EXERCISE AIM
Exactly retype the opening line of the entries and every line after it, ending with the line that contains "Buying basic personal". Skip all pictures.

INPUT FOR THIS TASK
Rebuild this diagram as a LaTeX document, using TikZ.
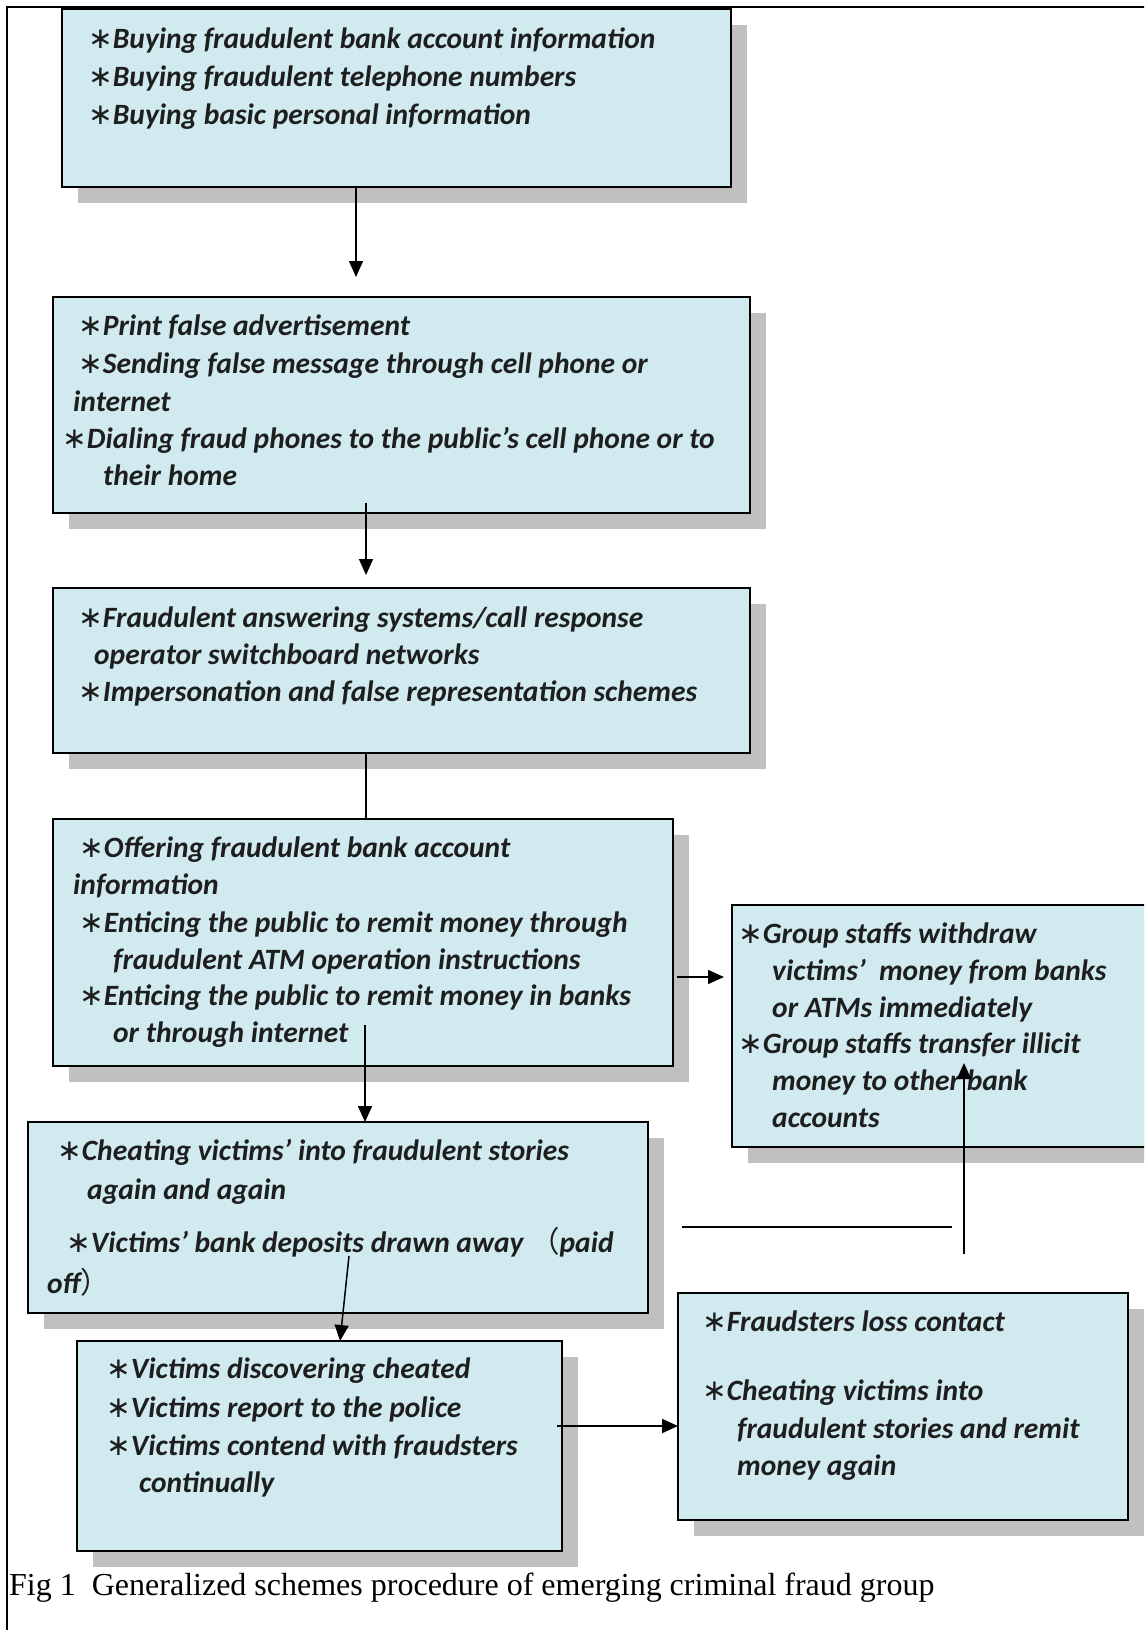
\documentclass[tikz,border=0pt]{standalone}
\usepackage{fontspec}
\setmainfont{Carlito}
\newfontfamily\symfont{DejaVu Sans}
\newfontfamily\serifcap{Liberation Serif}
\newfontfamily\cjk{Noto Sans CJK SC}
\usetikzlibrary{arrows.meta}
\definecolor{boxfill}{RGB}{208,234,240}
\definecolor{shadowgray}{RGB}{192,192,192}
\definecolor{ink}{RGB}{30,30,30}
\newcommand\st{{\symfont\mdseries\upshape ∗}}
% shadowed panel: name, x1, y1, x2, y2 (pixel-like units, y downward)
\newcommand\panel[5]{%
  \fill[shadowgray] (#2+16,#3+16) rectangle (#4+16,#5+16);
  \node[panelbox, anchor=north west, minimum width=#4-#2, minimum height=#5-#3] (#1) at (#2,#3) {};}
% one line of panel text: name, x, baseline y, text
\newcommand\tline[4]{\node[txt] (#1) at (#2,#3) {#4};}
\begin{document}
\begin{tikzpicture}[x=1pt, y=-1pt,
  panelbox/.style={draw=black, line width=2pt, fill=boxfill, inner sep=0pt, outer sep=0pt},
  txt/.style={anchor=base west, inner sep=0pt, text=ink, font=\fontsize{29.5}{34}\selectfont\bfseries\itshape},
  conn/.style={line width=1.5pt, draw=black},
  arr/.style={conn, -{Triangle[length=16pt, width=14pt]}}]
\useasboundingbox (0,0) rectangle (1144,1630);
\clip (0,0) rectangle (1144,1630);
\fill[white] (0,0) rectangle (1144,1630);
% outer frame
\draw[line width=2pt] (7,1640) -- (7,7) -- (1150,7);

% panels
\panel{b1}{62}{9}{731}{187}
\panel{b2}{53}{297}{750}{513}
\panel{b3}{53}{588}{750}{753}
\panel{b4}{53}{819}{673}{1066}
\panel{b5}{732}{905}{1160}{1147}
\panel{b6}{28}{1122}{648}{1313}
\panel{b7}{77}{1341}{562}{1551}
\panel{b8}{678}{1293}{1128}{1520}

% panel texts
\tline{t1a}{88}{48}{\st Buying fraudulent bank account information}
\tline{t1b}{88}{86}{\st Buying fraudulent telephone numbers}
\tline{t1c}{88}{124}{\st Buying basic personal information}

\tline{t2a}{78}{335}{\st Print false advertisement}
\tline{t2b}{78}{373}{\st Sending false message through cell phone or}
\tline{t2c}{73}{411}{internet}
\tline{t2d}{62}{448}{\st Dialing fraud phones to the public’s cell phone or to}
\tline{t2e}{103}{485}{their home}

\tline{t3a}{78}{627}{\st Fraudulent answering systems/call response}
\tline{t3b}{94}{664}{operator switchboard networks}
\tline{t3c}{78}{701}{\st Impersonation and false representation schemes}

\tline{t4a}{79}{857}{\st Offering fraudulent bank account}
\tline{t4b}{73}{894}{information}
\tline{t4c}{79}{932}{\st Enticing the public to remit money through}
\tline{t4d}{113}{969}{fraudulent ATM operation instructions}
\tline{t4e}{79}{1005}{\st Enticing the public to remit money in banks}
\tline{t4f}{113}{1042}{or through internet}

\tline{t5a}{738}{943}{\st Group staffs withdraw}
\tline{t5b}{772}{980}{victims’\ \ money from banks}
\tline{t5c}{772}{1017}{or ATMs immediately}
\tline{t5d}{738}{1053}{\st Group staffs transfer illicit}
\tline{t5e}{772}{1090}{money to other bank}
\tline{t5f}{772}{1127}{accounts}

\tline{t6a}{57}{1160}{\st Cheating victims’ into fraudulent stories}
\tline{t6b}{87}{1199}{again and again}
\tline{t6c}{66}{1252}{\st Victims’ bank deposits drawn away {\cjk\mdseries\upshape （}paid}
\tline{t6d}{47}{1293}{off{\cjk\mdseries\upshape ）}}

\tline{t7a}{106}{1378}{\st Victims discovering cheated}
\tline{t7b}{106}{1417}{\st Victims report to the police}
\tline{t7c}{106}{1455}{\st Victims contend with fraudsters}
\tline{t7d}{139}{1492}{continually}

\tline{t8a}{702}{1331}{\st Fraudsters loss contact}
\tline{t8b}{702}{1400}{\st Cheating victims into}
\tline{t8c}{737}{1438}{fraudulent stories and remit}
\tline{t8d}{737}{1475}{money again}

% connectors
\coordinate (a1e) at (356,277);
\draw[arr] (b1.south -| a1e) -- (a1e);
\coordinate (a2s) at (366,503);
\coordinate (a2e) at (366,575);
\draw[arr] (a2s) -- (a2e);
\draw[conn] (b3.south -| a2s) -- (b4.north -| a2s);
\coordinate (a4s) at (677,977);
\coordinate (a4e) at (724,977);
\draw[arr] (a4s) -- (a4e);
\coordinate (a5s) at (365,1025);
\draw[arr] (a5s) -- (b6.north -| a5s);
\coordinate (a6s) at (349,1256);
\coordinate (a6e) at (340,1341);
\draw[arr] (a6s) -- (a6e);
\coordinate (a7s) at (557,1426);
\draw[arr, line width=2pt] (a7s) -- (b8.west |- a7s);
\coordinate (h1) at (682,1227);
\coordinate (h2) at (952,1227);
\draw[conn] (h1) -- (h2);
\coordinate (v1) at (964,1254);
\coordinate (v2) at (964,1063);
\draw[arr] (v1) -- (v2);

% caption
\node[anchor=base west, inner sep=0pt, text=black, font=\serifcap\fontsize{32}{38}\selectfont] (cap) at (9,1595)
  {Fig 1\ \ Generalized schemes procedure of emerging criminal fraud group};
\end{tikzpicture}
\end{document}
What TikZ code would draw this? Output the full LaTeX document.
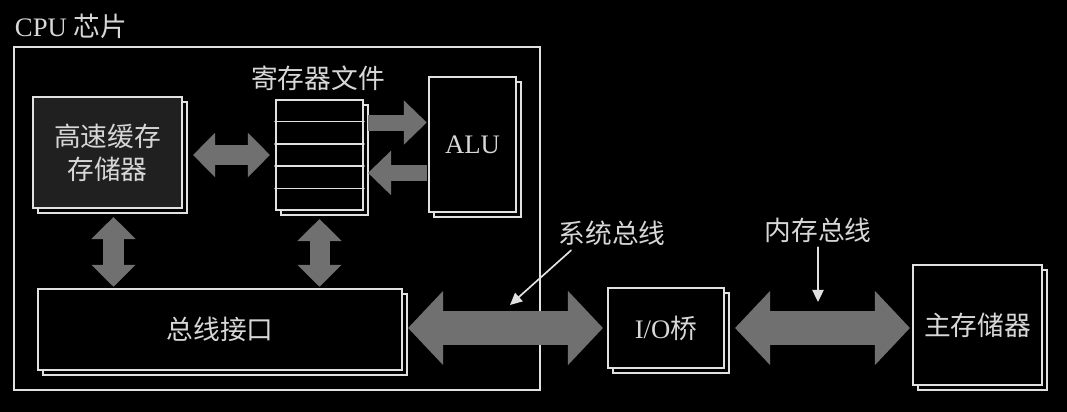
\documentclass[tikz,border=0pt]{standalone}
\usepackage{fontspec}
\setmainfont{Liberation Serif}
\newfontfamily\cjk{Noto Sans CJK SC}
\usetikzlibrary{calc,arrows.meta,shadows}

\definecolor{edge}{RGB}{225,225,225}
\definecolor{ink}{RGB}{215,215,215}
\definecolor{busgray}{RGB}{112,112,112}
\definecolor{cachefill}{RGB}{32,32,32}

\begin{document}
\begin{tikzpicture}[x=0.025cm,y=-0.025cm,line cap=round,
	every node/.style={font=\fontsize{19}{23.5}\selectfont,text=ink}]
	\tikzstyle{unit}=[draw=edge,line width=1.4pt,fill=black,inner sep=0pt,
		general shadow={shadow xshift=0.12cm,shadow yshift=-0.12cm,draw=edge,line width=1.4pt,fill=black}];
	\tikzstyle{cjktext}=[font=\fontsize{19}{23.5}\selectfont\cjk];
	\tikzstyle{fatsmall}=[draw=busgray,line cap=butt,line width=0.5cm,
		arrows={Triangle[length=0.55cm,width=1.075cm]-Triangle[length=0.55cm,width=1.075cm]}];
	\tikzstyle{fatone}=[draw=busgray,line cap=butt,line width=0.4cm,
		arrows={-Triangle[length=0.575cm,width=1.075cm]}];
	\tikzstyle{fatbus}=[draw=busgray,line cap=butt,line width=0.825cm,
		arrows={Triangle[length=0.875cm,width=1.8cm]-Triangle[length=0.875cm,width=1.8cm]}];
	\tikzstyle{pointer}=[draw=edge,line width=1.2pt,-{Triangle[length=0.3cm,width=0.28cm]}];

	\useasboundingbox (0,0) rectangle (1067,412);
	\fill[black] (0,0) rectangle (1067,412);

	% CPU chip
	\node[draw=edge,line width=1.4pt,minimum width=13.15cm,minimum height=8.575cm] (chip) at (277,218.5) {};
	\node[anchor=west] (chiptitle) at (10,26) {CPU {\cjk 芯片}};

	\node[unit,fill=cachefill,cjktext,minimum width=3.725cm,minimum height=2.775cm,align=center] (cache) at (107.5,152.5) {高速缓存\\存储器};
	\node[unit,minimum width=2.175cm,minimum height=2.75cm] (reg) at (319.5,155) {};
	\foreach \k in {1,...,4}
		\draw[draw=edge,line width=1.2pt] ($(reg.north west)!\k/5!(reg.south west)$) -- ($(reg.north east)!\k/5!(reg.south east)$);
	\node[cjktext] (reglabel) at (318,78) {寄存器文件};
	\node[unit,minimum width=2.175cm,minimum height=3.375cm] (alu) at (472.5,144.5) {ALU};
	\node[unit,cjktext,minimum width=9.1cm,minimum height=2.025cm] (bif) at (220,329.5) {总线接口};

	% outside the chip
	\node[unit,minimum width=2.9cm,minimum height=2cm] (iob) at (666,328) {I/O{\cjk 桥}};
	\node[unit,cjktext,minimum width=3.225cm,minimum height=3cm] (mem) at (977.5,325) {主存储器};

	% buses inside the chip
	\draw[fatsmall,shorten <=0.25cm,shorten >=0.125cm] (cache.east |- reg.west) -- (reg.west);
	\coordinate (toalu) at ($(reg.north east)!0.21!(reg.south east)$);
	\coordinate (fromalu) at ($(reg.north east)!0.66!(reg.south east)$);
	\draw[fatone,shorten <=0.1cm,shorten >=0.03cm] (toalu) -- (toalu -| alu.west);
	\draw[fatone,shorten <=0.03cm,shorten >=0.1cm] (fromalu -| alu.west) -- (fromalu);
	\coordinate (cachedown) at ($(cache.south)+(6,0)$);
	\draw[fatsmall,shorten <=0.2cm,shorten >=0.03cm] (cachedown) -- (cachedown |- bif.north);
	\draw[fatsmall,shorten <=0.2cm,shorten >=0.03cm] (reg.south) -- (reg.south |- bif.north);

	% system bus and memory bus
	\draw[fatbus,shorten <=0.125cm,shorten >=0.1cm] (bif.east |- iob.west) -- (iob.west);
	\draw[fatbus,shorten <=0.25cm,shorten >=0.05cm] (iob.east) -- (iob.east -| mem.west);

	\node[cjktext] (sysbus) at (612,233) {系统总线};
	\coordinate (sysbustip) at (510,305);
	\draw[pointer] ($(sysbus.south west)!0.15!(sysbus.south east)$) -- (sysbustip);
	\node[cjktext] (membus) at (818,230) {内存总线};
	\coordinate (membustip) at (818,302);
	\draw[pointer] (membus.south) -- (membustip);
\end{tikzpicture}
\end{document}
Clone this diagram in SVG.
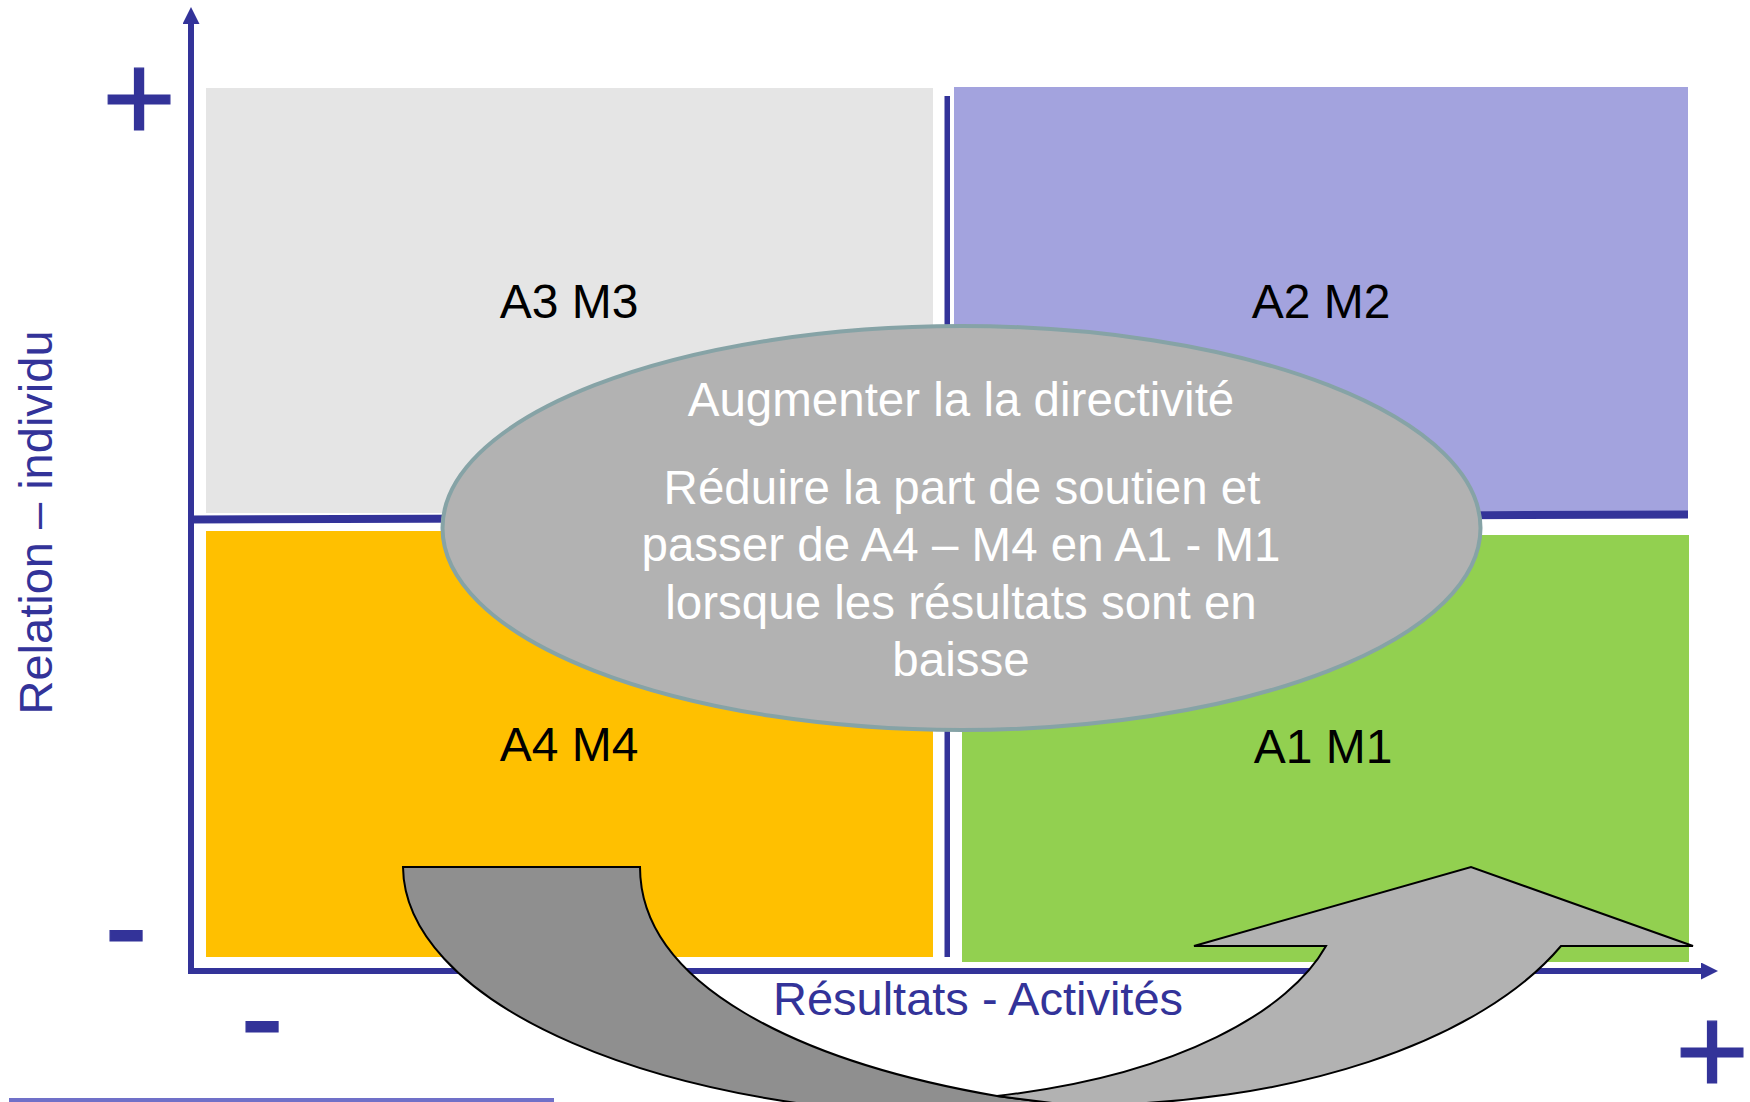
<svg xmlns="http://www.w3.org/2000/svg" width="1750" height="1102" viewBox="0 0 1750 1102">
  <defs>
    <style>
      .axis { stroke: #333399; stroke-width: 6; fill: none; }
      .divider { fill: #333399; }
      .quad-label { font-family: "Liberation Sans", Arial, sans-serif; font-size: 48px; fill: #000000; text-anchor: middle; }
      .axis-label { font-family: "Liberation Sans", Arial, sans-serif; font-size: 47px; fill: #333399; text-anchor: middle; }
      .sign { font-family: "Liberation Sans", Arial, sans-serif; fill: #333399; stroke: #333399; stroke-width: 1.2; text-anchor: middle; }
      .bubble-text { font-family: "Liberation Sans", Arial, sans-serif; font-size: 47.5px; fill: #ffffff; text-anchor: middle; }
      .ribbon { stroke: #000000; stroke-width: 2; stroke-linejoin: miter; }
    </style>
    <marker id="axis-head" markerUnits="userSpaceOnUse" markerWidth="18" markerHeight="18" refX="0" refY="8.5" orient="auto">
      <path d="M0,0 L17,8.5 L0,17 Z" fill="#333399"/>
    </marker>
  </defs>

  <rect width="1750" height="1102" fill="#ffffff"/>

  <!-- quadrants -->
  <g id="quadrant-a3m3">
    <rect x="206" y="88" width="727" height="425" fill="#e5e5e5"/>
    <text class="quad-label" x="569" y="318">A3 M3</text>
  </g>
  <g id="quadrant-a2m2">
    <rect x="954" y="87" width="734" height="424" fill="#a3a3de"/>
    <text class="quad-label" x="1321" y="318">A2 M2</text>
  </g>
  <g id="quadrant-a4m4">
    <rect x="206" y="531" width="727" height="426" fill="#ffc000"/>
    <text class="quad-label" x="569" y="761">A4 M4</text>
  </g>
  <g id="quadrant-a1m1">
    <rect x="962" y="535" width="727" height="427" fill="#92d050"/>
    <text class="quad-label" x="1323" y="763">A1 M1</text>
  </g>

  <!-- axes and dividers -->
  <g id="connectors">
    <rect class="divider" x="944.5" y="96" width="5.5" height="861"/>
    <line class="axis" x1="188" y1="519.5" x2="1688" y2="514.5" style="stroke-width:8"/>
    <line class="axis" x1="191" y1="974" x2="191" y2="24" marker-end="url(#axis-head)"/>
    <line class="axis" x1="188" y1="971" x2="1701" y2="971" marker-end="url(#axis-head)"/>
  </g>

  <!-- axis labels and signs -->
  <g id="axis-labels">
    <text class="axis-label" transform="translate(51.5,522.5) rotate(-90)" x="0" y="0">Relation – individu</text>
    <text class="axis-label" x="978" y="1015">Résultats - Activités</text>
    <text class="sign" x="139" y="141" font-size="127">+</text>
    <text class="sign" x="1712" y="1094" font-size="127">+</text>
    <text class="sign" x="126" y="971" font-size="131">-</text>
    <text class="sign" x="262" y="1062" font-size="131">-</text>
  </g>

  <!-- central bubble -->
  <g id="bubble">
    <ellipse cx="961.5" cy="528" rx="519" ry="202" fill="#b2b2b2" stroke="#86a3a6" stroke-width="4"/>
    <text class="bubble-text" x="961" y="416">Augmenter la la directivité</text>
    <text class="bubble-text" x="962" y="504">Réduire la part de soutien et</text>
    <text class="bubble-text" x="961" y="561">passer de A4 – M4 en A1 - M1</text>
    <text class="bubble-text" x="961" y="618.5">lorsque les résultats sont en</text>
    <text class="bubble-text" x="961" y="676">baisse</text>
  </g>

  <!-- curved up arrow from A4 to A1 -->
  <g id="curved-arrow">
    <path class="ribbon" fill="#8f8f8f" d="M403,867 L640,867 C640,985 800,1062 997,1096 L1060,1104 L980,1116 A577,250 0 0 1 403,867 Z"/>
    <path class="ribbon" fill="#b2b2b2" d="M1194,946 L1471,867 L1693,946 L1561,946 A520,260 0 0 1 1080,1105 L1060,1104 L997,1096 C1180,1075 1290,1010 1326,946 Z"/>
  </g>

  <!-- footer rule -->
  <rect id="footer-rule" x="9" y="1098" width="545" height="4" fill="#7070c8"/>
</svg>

RESULT OF THE EXERCISE
Rebuild this diagram as a LaTeX document, using TikZ.
\documentclass[tikz,border=0pt]{standalone}
\usepackage{fontspec}
\setmainfont{Carlito}
\newfontfamily\symfont{DejaVu Sans}
\newfontfamily\serifcap{Liberation Serif}
\newfontfamily\cjk{Noto Sans CJK SC}
\usetikzlibrary{arrows.meta}
\definecolor{boxfill}{RGB}{208,234,240}
\definecolor{shadowgray}{RGB}{192,192,192}
\definecolor{ink}{RGB}{30,30,30}
\newcommand\st{{\symfont\mdseries\upshape ∗}}
% shadowed panel: name, x1, y1, x2, y2 (pixel-like units, y downward)
\newcommand\panel[5]{%
  \fill[shadowgray] (#2+16,#3+16) rectangle (#4+16,#5+16);
  \node[panelbox, anchor=north west, minimum width=#4-#2, minimum height=#5-#3] (#1) at (#2,#3) {};}
% one line of panel text: name, x, baseline y, text
\newcommand\tline[4]{\node[txt] (#1) at (#2,#3) {#4};}
\begin{document}
\begin{tikzpicture}[x=1pt, y=-1pt,
  panelbox/.style={draw=black, line width=2pt, fill=boxfill, inner sep=0pt, outer sep=0pt},
  txt/.style={anchor=base west, inner sep=0pt, text=ink, font=\fontsize{29.5}{34}\selectfont\bfseries\itshape},
  conn/.style={line width=1.5pt, draw=black},
  arr/.style={conn, -{Triangle[length=16pt, width=14pt]}}]
\useasboundingbox (0,0) rectangle (1144,1630);
\clip (0,0) rectangle (1144,1630);
\fill[white] (0,0) rectangle (1144,1630);
% outer frame
\draw[line width=2pt] (7,1640) -- (7,7) -- (1150,7);

% panels
\panel{b1}{62}{9}{731}{187}
\panel{b2}{53}{297}{750}{513}
\panel{b3}{53}{588}{750}{753}
\panel{b4}{53}{819}{673}{1066}
\panel{b5}{732}{905}{1160}{1147}
\panel{b6}{28}{1122}{648}{1313}
\panel{b7}{77}{1341}{562}{1551}
\panel{b8}{678}{1293}{1128}{1520}

% panel texts
\tline{t1a}{88}{48}{\st Buying fraudulent bank account information}
\tline{t1b}{88}{86}{\st Buying fraudulent telephone numbers}
\tline{t1c}{88}{124}{\st Buying basic personal information}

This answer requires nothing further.